People are obsessed with what congresswomen-elect Alexandria Ocasio-Cortez wears. The 29-year-old Bronx native has raised the ire of the alt-right for posing in a photoshoot in expensive clothes (which, she noted, she didn’t get to keep) and for allegedly exaggerating her financial struggles (as evidenced, they say, by dressing like a professional woman).
But long before people were creepily snapping pictures of her in the halls of Congress, or telling her where she should shop or how much she should have in her savings, Ocasio-Cortez was busy getting elected. To do so, she was knocking on a lot of doors in the 14th congressional district of New York. Like any sensible person in this situation, she needed a comfortable pair of shoes.

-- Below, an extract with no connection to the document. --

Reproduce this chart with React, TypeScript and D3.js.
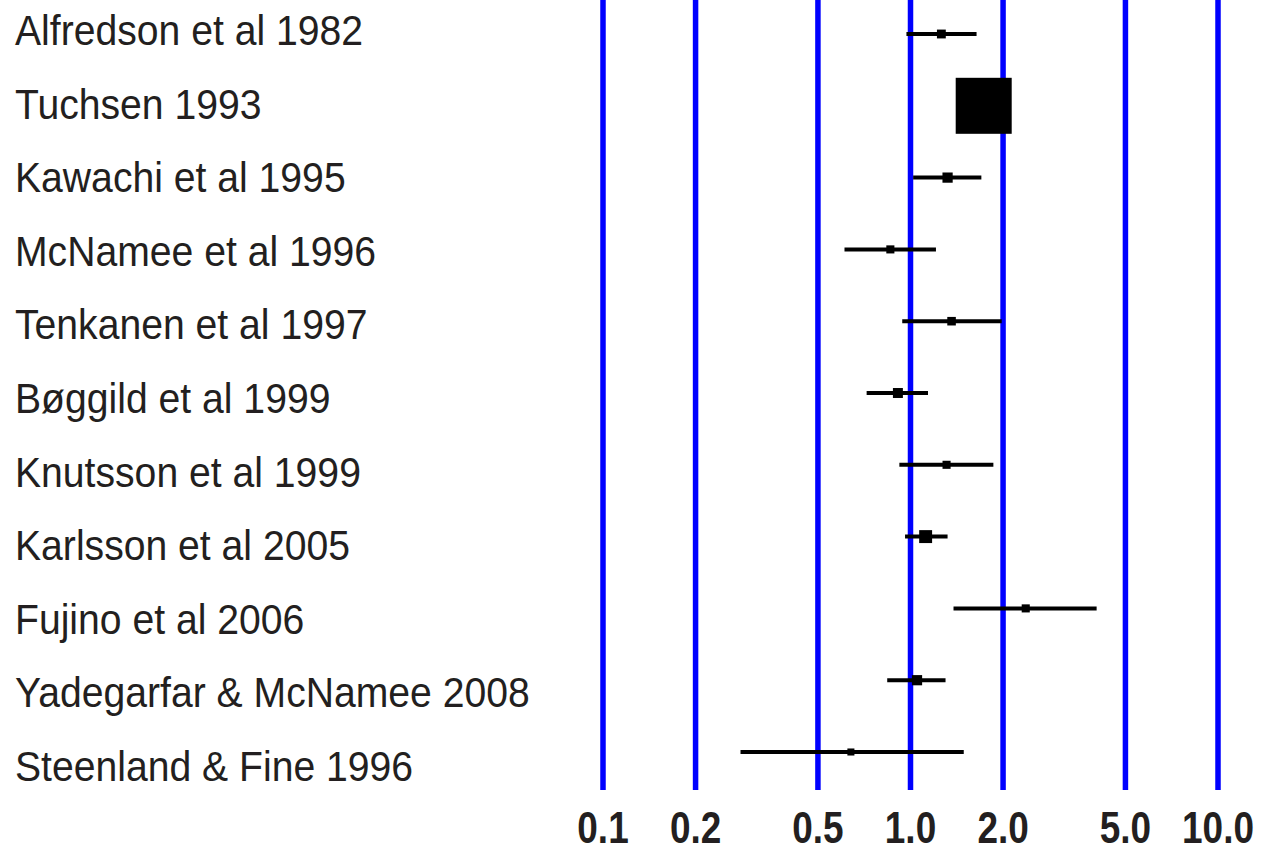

Those shoes are now part of an exhibition at the Cornell Costume and Textile Collection in New York titled “Women Empowered: Fashions from the Frontline.” It will open on Dec. 6 and is focused on the “physical spaces where empowerment might occur: the sports arena, the street, stage, academy, and the government,” Jenny Leigh Du Puis, Cornell graduate student and member of the curatorial team, said. “In each of these public spaces, women have used fashion to overcome obstacles, become visible, and share their voice.”
The congresswoman’s worn-out kicks will sit alongside some of Ruth Bader Ginsberg’s iconic collars, a skirt suit worn by the first female US attorney general Janet Reno, gowns and accessories worn by suffragettes, and more.
Ocasio-Cortez’s shoes first attracted attention in June, when she tweeted a picture of their dilapidated, worn-through soles in response to critics who claimed her victory against longtime House Democrat Joe Crowley was down to mere demographics. The shoes, she countered, proved it was more about hustle.